At the June 6th East Greenwich Town Council meeting, a public relations campaign was initiated that paints the East Greenwich firefighters as grifters taking advantage of a flawed contract to rack up undeserved overtime payments that threaten to bankrupt the town. As with other information promulgated by this council and town manager, a careful analysis suggests that this is not even remotely true.**Why does Barrington get more state education aid per pupil than East Greenwich?**

Under the RI State Education Aid Funding Formula, Barrington received more aid per pupil than East Greenwich. This analysis examines the formula and explains why this is so. The main reason is that according to the criteria used by the formula (assessed real estate value per student times the ratio of the median income to the state median income),*East Greenwich residents can afford property taxes better than Barrington residents*.

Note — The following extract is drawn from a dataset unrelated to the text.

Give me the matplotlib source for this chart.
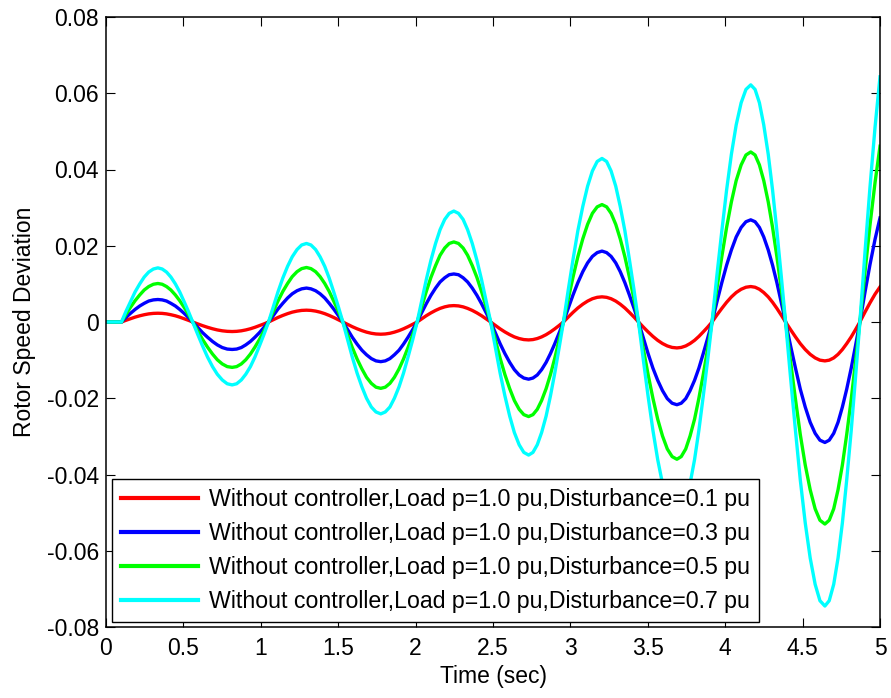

**RIDE Uniform Charter of Accounts data**

The Rhode Island Department of Education requires every school district (technically, every "LEA" or Local Education Agency, a more general term that includes things like stand-alone charter schools) to submit detailed information on their revenues and expenditures in a standard format called Uniform Charter of Accounts (UCOA). This is documented in the UCOA Accounting Manual. I have been putting together a Jupyter notebook that reads the UCOA database, for use in ad hoc analyses of school department finances from previous years. The time period covered is from the 2009-2010 school year through the 2016-2017 school year.**RIDE In$ite data**

Prior to the implementation of UCOA, the Rhode Island Department of Education used a financial analysis model called In$ite. This is a bit harder to work with because it is in a format that requires a relational database product called Access. In$ite data is archived for the 2001-2002 school year through the 2008-2009 school year. The system is documented in the In$ite Handbook. I was able to extract the individual tables and have been putting together a Jupyter notebook that reads the In$ite data, for use in ad hoc analyses. I may try to load the data into a full-function relational database like Mariadb.